■ DATASET EXCERPTS
· · ·

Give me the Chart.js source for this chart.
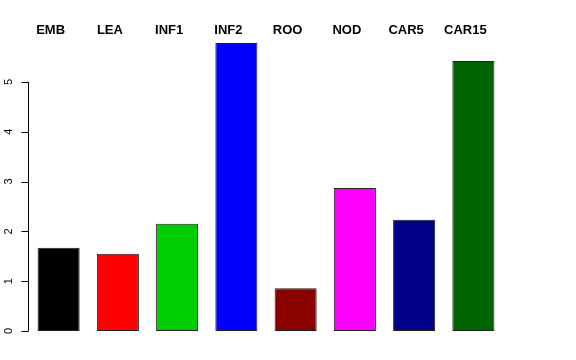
<!DOCTYPE html>
<html>
<head>
<meta charset="utf-8">
<script src="https://cdn.jsdelivr.net/npm/chart.js@4"></script>
<style>
  html, body { margin: 0; padding: 0; background: #fff; }
  #wrap { width: 576px; height: 360px; }
</style>
</head>
<body>
<div id="wrap"><canvas id="chart"></canvas></div>
<script>
// data
const categories = ["EMB", "LEA", "INF1", "INF2", "ROO", "NOD", "CAR5", "CAR15"];
const values = [1.67, 1.55, 2.15, 5.78, 0.86, 2.87, 2.23, 5.42];
const barColors = ["#000000", "#FF0000", "#00CD00", "#0000FF", "#8B0000", "#FF00FF", "#00008B", "#006400"];
const yTicks = [0, 1, 2, 3, 4, 5];

// R style axis on the left + names on top
const rAxis = {
    id: "rAxis",
    afterDraw(chart) {
        const ctx = chart.ctx;
        const y = chart.scales.y;
        const x = chart.scales.x;
        const ax = 28.5;

        ctx.save();
        ctx.strokeStyle = "#000";
        ctx.lineWidth = 1;
        ctx.beginPath();
        ctx.moveTo(ax, y.getPixelForValue(yTicks[0]));
        ctx.lineTo(ax, y.getPixelForValue(yTicks[yTicks.length - 1]));
        yTicks.forEach(function(t) {
            let py = Math.round(y.getPixelForValue(t)) + 0.5;
            ctx.moveTo(ax, py);
            ctx.lineTo(ax - 7, py);
        });
        ctx.stroke();

        ctx.fillStyle = "#000";
        ctx.font = "11px 'Liberation Sans', Arial, sans-serif";
        ctx.textAlign = "center";
        ctx.textBaseline = "middle";
        yTicks.forEach(function(t) {
            ctx.save();
            ctx.translate(9, y.getPixelForValue(t));
            ctx.rotate(-Math.PI / 2);
            ctx.fillText(String(t), 0, 0);
            ctx.restore();
        });

        ctx.font = "bold 13px 'Liberation Sans', Arial, sans-serif";
        categories.forEach(function(c, i) {
            ctx.fillText(c, x.getPixelForValue(i) - 8, 30);
        });
        ctx.restore();
    }
};

new Chart(document.getElementById("chart"), {
    type: "bar",
    data: {
        labels: categories,
        datasets: [{
            data: values,
            backgroundColor: barColors,
            borderColor: "#222",
            borderWidth: 1,
            borderSkipped: false,
            categoryPercentage: 1,
            barPercentage: 0.71
        }]
    },
    options: {
        responsive: true,
        maintainAspectRatio: false,
        animation: false,
        events: [],
        layout: { padding: { left: 29, right: 73, top: 32, bottom: 29 } },
        plugins: {
            legend: { display: false },
            tooltip: { enabled: false }
        },
        scales: {
            x: { display: false, offset: true },
            y: { display: false, min: 0, max: 6 }
        }
    },
    plugins: [rAxis]
});
</script>
</body>
</html>
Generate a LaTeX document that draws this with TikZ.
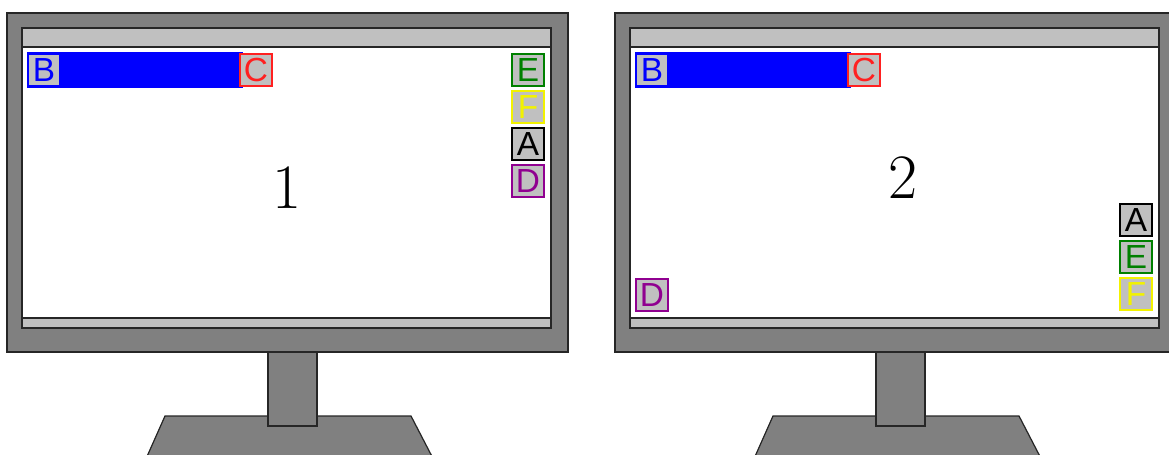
\documentclass[tikz,border=0pt]{standalone}
\usepackage{fontspec}
\setsansfont{Liberation Sans}
\usepackage{xcolor}
\usepackage{tikz}
\usetikzlibrary{positioning}

\definecolor{bezel}{HTML}{808080}
\definecolor{panel}{HTML}{C0C0C0}
\definecolor{wingreen}{HTML}{008000}
\definecolor{winyellow}{HTML}{F2F200}
\definecolor{winpurple}{HTML}{900090}
\definecolor{winred}{HTML}{FF2020}

\begin{document}
\begin{tikzpicture}[
    x=0.02cm, y=-0.02cm,
    node distance=0.06cm,
    frame/.style={draw=black!85, line width=0.7pt, fill=#1},
    frame/.default=bezel,
    win/.style={draw=#1, fill=panel, text=#1, line width=1.1pt, minimum size=0.64cm,
                inner sep=0pt, font=\sffamily\fontsize{19}{19}\selectfont},
    win/.default=black,
    tag/.style={font=\fontsize{36}{36}\selectfont}
]
\useasboundingbox (0,0) rectangle (1169,454);
\clip (0,0) rectangle (1169,454);

% Monitors (second one shifted right)
\foreach \s in {0,608} {
  \begin{scope}[shift={(\s,0)}]
    \draw[frame] (165,416) -- (411,416) -- (439,470) -- (141,470) -- cycle;
    \draw[frame] (7,13) rectangle (568,352);
    \draw[frame=white] (22,28) rectangle (551,328);
    \draw[frame=panel] (22,28) rectangle (551,47);
    \draw[frame=panel] (22,318) rectangle (551,328);
    \draw[frame] (268,352) rectangle (317,426);
    % task bar
    \draw[fill=blue, draw=blue, line width=1.1pt] (28,53) rectangle (242,87);
  \end{scope}
}

% Screen 1
\node[win=blue] (b1) at (44,70) {B};
\node[win=winred] (c1) at (256,70) {C};
\node[win=wingreen] (e1) at (528,70) {E};
\node[win=winyellow, below=of e1] (f1) {F};
\node[win, below=of f1] (a1) {A};
\node[win=winpurple, below=of a1] (d1) {D};
\node[tag] (n1) at (287,188) {1};

% Screen 2
\node[win=blue] (b2) at (652,70) {B};
\node[win=winred] (c2) at (864,70) {C};
\node[win] (a2) at (1136,220) {A};
\node[win=wingreen, below=of a2] (e2) {E};
\node[win=winyellow, below=of e2] (f2) {F};
\node[win=winpurple] (d2) at (652,295) {D};
\node[tag] (n2) at (903,178) {2};

\end{tikzpicture}
\end{document}
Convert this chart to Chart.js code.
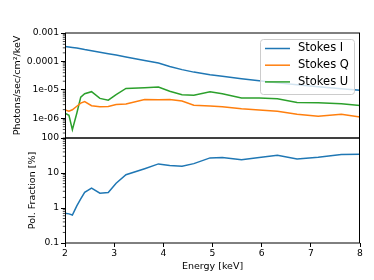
<!DOCTYPE html>
<html><head><meta charset="utf-8">
<script src="https://cdn.jsdelivr.net/npm/chart.js@4/dist/chart.umd.min.js"></script>
<style>
html,body{margin:0;padding:0;background:#fff;}
#wrap{position:relative;width:374px;height:280px;}
canvas{position:absolute;left:0;top:0;}
</style></head><body>
<div id="wrap"><canvas id="c1" width="374" height="280"></canvas><canvas id="c2" width="374" height="280"></canvas></div>
<script>
const energy = [2.0, 2.08, 2.15, 2.24, 2.32, 2.40, 2.54, 2.71, 2.88, 3.04, 3.24, 3.62, 3.90, 4.13, 4.38, 4.62, 4.95, 5.20, 5.59, 5.95, 6.32, 6.72, 7.15, 7.62, 8.0];
const stokesI = [3.33e-4, 3.20e-4, 3.10e-4, 2.95e-4, 2.79e-4, 2.61e-4, 2.37e-4, 2.11e-4, 1.87e-4, 1.67e-4, 1.44e-4, 1.08e-4, 8.7e-5, 6.65e-5, 5.13e-5, 4.19e-5, 3.39e-5, 2.97e-5, 2.43e-5, 2.06e-5, 1.75e-5, 1.50e-5, 1.29e-5, 1.09e-5, 9.7e-6];
const stokesQ = [1.95e-6, 1.75e-6, 1.98e-6, 2.63e-6, 3.37e-6, 3.86e-6, 2.74e-6, 2.53e-6, 2.57e-6, 3.03e-6, 3.18e-6, 4.58e-6, 4.47e-6, 4.54e-6, 4.02e-6, 2.86e-6, 2.68e-6, 2.53e-6, 2.15e-6, 1.95e-6, 1.75e-6, 1.37e-6, 1.17e-6, 1.37e-6, 1.10e-6];
const stokesU = [1.49e-6, 1.26e-6, 3.9e-7, 1.49e-6, 5.48e-6, 7.28e-6, 8.57e-6, 4.97e-6, 4.30e-6, 6.71e-6, 1.11e-5, 1.19e-5, 1.26e-5, 8.93e-6, 6.71e-6, 6.44e-6, 8.57e-6, 7.28e-6, 5.13e-6, 5.13e-6, 4.85e-6, 3.59e-6, 3.50e-6, 3.23e-6, 2.81e-6];
const polFraction = [0.71, 0.68, 0.63, 1.15, 1.82, 2.81, 3.71, 2.66, 2.77, 5.1, 8.93, 13.3, 18.2, 16.5, 15.5, 18.5, 27, 27.5, 24.1, 27.9, 32, 25.2, 28.1, 33.6, 34.2];
const seriesNames = ['Stokes I', 'Stokes Q', 'Stokes U'];
const fluxTicks = [1e-6, 1e-5, 1e-4, 1e-3];
const fluxTickLabels = ['1e-06', '1e-05', '0.0001', '0.001'];
const polTicks = [0.1, 1, 10, 100];
const polTickLabels = ['0.1', '1', '10', '100'];
const energyTicks = [2, 3, 4, 5, 6, 7, 8];
const energyTickLabels = ['2', '3', '4', '5', '6', '7', '8'];

const FONT = 'DejaVu Sans';
const colors = ['#1f77b4', '#ff7f0e', '#2ca02c'];
const pts = arr => energy.map((e, i) => ({x: e, y: arr[i]}));
const labelFor = (ticks, labels) => v => {
  const i = ticks.findIndex(t => Math.abs(Math.log10(t) - Math.log10(v)) < 1e-6);
  return i >= 0 ? labels[i] : '';
};

const framePlugin = {
  id: 'frame',
  afterDatasetsDraw(chart, args, opts) {
    const {ctx, chartArea: a} = chart;
    ctx.save();
    // minor ticks on log y
    const ys = chart.scales.y;
    ctx.strokeStyle = '#000';
    ctx.lineWidth = 0.7;
    for (let d = Math.floor(Math.log10(ys.min)); d <= Math.ceil(Math.log10(ys.max)); d++) {
      for (let k = 2; k <= 9; k++) {
        const v = k * Math.pow(10, d);
        if (v < ys.min || v > ys.max) continue;
        const py = ys.getPixelForValue(v);
        ctx.beginPath();
        ctx.moveTo(a.left - 2.2, py);
        ctx.lineTo(a.left, py);
        ctx.stroke();
      }
    }
    ctx.lineWidth = 1;
    ctx.strokeStyle = '#000';
    ctx.beginPath();
    ctx.moveTo(a.left + 0.5, a.top); ctx.lineTo(a.left + 0.5, a.bottom);
    ctx.moveTo(a.right - 0.5, a.top); ctx.lineTo(a.right - 0.5, a.bottom);
    ctx.stroke();
    ctx.beginPath();
    ctx.moveTo(a.left, a.top); ctx.lineTo(a.right, a.top);
    ctx.moveTo(a.left, a.bottom); ctx.lineTo(a.right, a.bottom);
    ctx.stroke();
    if (opts && opts.legend) {
      const x0 = 260.5, y0 = 39.5, w = 94, h = 55, r = 3;
      ctx.beginPath();
      ctx.moveTo(x0 + r, y0);
      ctx.arcTo(x0 + w, y0, x0 + w, y0 + h, r);
      ctx.arcTo(x0 + w, y0 + h, x0, y0 + h, r);
      ctx.arcTo(x0, y0 + h, x0, y0, r);
      ctx.arcTo(x0, y0, x0 + w, y0, r);
      ctx.closePath();
      ctx.fillStyle = 'rgba(255,255,255,0.8)';
      ctx.fill();
      ctx.strokeStyle = '#cccccc';
      ctx.lineWidth = 1;
      ctx.stroke();
      chart.data.datasets.forEach((ds, i) => {
        const yy = 48.5 + 16.7 * i;
        ctx.strokeStyle = ds.borderColor;
        ctx.lineWidth = 1.5;
        ctx.beginPath();
        ctx.moveTo(265, yy); ctx.lineTo(290, yy);
        ctx.stroke();
        ctx.fillStyle = '#000';
        ctx.font = '11.5px "' + FONT + '"';
        ctx.textBaseline = 'middle';
        ctx.textAlign = 'left';
        ctx.fillText(ds.label, 298, yy);
      });
    }
    ctx.restore();
  }
};

const baseOpts = {
  responsive: false, animation: false, devicePixelRatio: 1,
};

new Chart(document.getElementById('c1'), {
  type: 'line',
  data: {
    datasets: [stokesI, stokesQ, stokesU].map((arr, i) => ({
      label: seriesNames[i], data: pts(arr), borderColor: colors[i], backgroundColor: colors[i],
      borderWidth: 1.5, pointRadius: 0, tension: 0, fill: false
    }))
  },
  options: Object.assign({}, baseOpts, {
    layout: {padding: {left: 0, top: 33, right: 14, bottom: 142}},
    plugins: {legend: {display: false}, tooltip: {enabled: false}, frame: {legend: true}},
    scales: {
      x: {type: 'linear', min: 2, max: 8, display: false},
      y: {
        type: 'logarithmic', min: 2e-7, max: 1e-3,
        afterBuildTicks: s => { s.ticks = fluxTicks.map(v => ({value: v})); },
        afterFit: s => { s.width = 65; },
        ticks: {callback: labelFor(fluxTicks, fluxTickLabels), font: {family: FONT, size: 9.2}, color: '#000', padding: 2, autoSkip: false},
        grid: {drawOnChartArea: false, tickLength: 4, tickColor: '#000', tickWidth: 1},
        border: {display: false},
        title: {display: true, text: 'Photons/sec/cm²/keV', color: '#000', font: {family: FONT, size: 9.5}, padding: {top: 12, bottom: 0}}
      }
    }
  }),
  plugins: [framePlugin]
});

new Chart(document.getElementById('c2'), {
  type: 'line',
  data: {
    datasets: [{label: 'Pol. Fraction', data: pts(polFraction), borderColor: colors[0], backgroundColor: colors[0], borderWidth: 1.5, pointRadius: 0, tension: 0, fill: false}]
  },
  options: Object.assign({}, baseOpts, {
    layout: {padding: {left: 0, top: 138, right: 14, bottom: 0}},
    plugins: {legend: {display: false}, tooltip: {enabled: false}, frame: {legend: false}},
    scales: {
      x: {
        type: 'linear', min: 2, max: 8,
        afterBuildTicks: s => { s.ticks = energyTicks.map(v => ({value: v})); },
        afterFit: s => { s.height = 37; },
        ticks: {callback: (v) => { const i = energyTicks.indexOf(v); return i >= 0 ? energyTickLabels[i] : ''; }, font: {family: FONT, size: 9.2}, color: '#000', padding: 1, autoSkip: false, maxRotation: 0},
        grid: {drawOnChartArea: false, tickLength: 4, tickColor: '#000', tickWidth: 1},
        border: {display: false},
        title: {display: true, text: 'Energy [keV]', color: '#000', font: {family: FONT, size: 9.5}, padding: {top: 0, bottom: 8}}
      },
      y: {
        type: 'logarithmic', min: 0.1, max: 100,
        afterBuildTicks: s => { s.ticks = polTicks.map(v => ({value: v})); },
        afterFit: s => { s.width = 65; },
        ticks: {callback: labelFor(polTicks, polTickLabels), font: {family: FONT, size: 9.2}, color: '#000', padding: 2, autoSkip: false},
        grid: {drawOnChartArea: false, tickLength: 4, tickColor: '#000', tickWidth: 1},
        border: {display: false},
        title: {display: true, text: 'Pol. Fraction [%]', color: '#000', font: {family: FONT, size: 9.5}, padding: {top: 27, bottom: 0}}
      }
    }
  }),
  plugins: [framePlugin]
});
</script>
</body></html>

· · ·

■ GIVEN TASK
Pictures stay out. Print the data exactly, from its first line through the line containing "const ax = 28.5;".

■ EXPECTED ANSWER
Give me the Chart.js source for this chart.
<!DOCTYPE html>
<html>
<head>
<meta charset="utf-8">
<script src="https://cdn.jsdelivr.net/npm/chart.js@4"></script>
<style>
  html, body { margin: 0; padding: 0; background: #fff; }
  #wrap { width: 576px; height: 360px; }
</style>
</head>
<body>
<div id="wrap"><canvas id="chart"></canvas></div>
<script>
// data
const categories = ["EMB", "LEA", "INF1", "INF2", "ROO", "NOD", "CAR5", "CAR15"];
const values = [1.67, 1.55, 2.15, 5.78, 0.86, 2.87, 2.23, 5.42];
const barColors = ["#000000", "#FF0000", "#00CD00", "#0000FF", "#8B0000", "#FF00FF", "#00008B", "#006400"];
const yTicks = [0, 1, 2, 3, 4, 5];

// R style axis on the left + names on top
const rAxis = {
    id: "rAxis",
    afterDraw(chart) {
        const ctx = chart.ctx;
        const y = chart.scales.y;
        const x = chart.scales.x;
        const ax = 28.5;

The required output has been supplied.